The most underused secondary sources in food and drink are search data, retail scan data, and social listening. Search data reveals actual consumer demand in real time, including the specific language people use when looking for products in your category. Retail scan data from providers like Nielsen or Kantar shows real purchase behaviour at scale. Social listening across platforms like Reddit, TikTok, and Amazon reviews surfaces unfiltered consumer sentiment and product feedback that structured surveys rarely capture. Trade publications such as The Grocer and Food Navigator are also valuable for tracking NPD pipelines and category trends before they appear in consumer research.
How should food and drink brands approach pricing research?
Pricing research in food and drink should be treated with caution because stated price preferences are systematically biased downward. Respondents know they’re being asked about price and tend to anchor low. Van Westendorp price sensitivity analysis provides directional guidance, but conjoint analysis, which forces trade-off choices between product configurations at different price points, produces more realistic results.

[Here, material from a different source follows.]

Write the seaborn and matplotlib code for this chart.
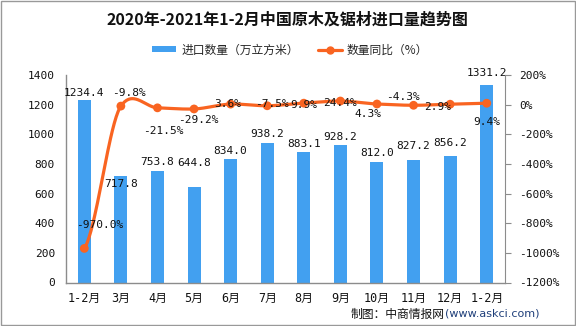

The most reliable pricing data comes from controlled retail experiments, where a price point is tested in a defined set of stores against a control group. Real purchase behaviour in real conditions is always more informative than survey-based price estimates.
What is occasion mapping and why does it matter in food and drink research?
Occasion mapping is a research approach that analyses food and drink consumption by the specific context in which it occurs, covering who is consuming, when, where, with whom, and in what emotional state. Rather than building consumer persona segments, occasion mapping identifies the distinct situations in which a product is bought or consumed. This approach produces insight that drives decisions across packaging, distribution, pricing, and media planning simultaneously. A product bought as a lunchtime convenience purchase requires a completely different commercial strategy from the same product bought as a treat on a Friday evening. Occasion mapping makes those distinctions explicit and actionable.